May 1

What was advertised in a colonial newspaper 250 years ago today?

May 1 - 5:1:1766 Pennsylvania Journal
Pennsylvania Journal (May 1, 1766).

“It will be stamped on the cork with black letters.”

This advertisement caught my eye for two reasons. When he informed potential customers that his “BOTTLED BEER … will be stamped on the cork with black letters,” Timothy Matlack branded his product. He made it easy to distinguish his beer from any competitors at a glance. He also created a mechanism for his product to be recognized or identified long after it left his store on Fourth Street and found its way into public and private spaces in and around Philadelphia. Branding is an important element of modern advertising, a core component of a product’s and a business’s identity, but it is not an invention of modern advertising executives. Some eighteenth-century entrepreneurs experimented with various ways to mark and identify their wares.

May 1 - Timothy Matlack
Timothy Matlack (Charles Willson Peale, ca. 1790).  Museum of Fine Arts, Boston.

This advertisement also caught my eye because of the advertiser himself, Timothy Matlack. Many of the advertisers featured here are fairly anonymous today, having left behind very few documents from their lives. Others played fairly prominent roles in their communities during their lifetimes, leaving sufficient documentation to be traced, to greater or lesser degrees, by historians.

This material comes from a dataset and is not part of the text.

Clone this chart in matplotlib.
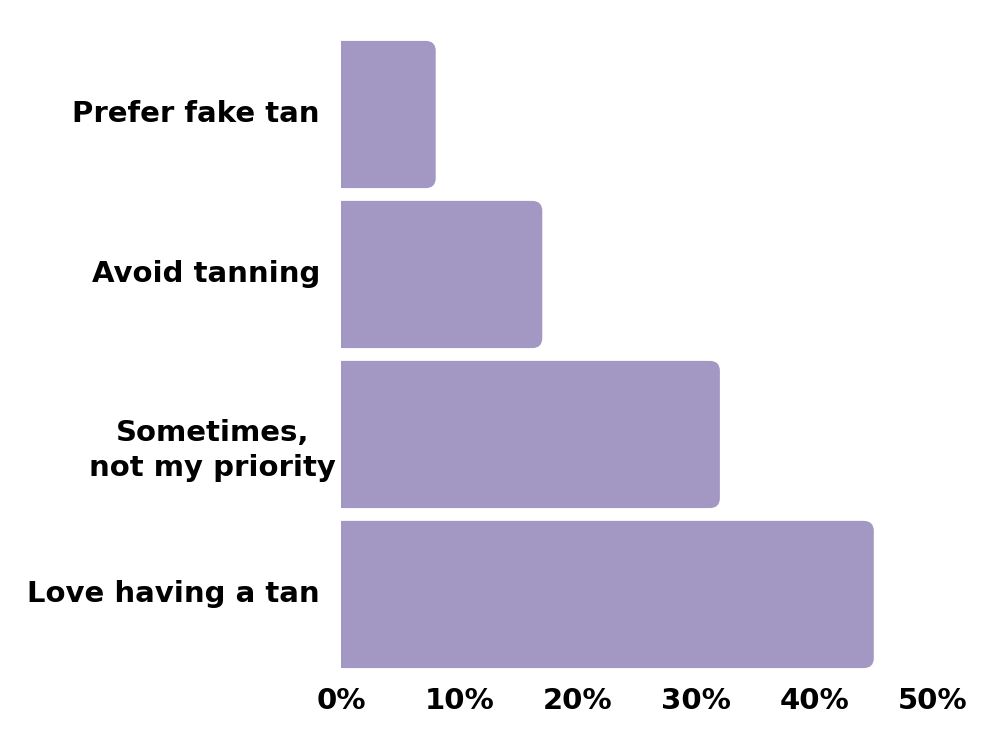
import matplotlib
matplotlib.use("Agg")
import matplotlib.pyplot as plt
from matplotlib.patches import FancyBboxPatch
from matplotlib.transforms import blended_transform_factory, offset_copy

categories = ["Love having a tan", "Sometimes,\nnot my priority", "Avoid tanning", "Prefer fake tan"]
values = [45, 32, 17, 8]
x_ticks = [0, 10, 20, 30, 40, 50]
x_tick_labels = ["0%", "10%", "20%", "30%", "40%", "50%"]

BAR_COLOR = "#A397C3"
FONT = ["DejaVu Sans"]
FS = 21


def main():
    fig = plt.figure(figsize=(10, 7.5), dpi=100, facecolor="white")
    ax = fig.add_axes([0.341, 0.1007, 0.592, 0.8533])
    ax.set_xlim(0, 50)
    ax.set_ylim(-0.5, len(categories) - 0.5)

    bar_h = 0.92
    # px per unit: x ~11.84, y ~160 -> corner radius ~10px
    rx = 10 / 11.84
    aspect = (10 / 160) / rx
    for i, v in enumerate(values):
        patch = FancyBboxPatch((-5, i - bar_h / 2), v + 5, bar_h,
                               boxstyle=f"round,pad=0,rounding_size={rx}",
                               mutation_aspect=aspect,
                               facecolor=BAR_COLOR, edgecolor="none", clip_on=True)
        ax.add_patch(patch)

    # category labels drawn by hand, two-line one sits a bit lower/right
    trans = blended_transform_factory(ax.transAxes, ax.transData)
    for i, cat in enumerate(categories):
        two = "\n" in cat
        dx = -5 if two else -21
        dy = -16 if two else 0
        t = offset_copy(trans, fig=fig, x=dx, y=dy, units="dots")
        ax.text(0, i, cat, transform=t, ha="right", va="center",
                multialignment="center", fontsize=FS, fontweight="bold",
                family=FONT, linespacing=1.3)
    ax.set_yticks([])

    ax.set_xticks(x_ticks)
    ax.set_xticklabels(x_tick_labels, fontsize=FS, fontweight="bold", family=FONT)
    ax.tick_params(axis="x", length=0, pad=9)
    for s in ax.spines.values():
        s.set_visible(False)

    fig.savefig("out.png", dpi=100, facecolor="white")


if __name__ == "__main__":
    main()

Timothy Matlack, however, was a man of prominence in eighteenth-century America. At least one biographer has chronicled his life as a brewer and politician during the American Revolution. Though he is not as famous today as Samuel Adams, another brewer and popular revolutionary leader, Matlack has entered popular culture as the answer to one of the riddles in the film National Treasure.   While much of the history is that movie is more than suspect, Matlack did indeed engross (write the official copy of) THE Declaration of Independence. His master penmanship lives on, not only in the Declaration of Independence but also in several modern typefaces inspired or influenced by his handwriting.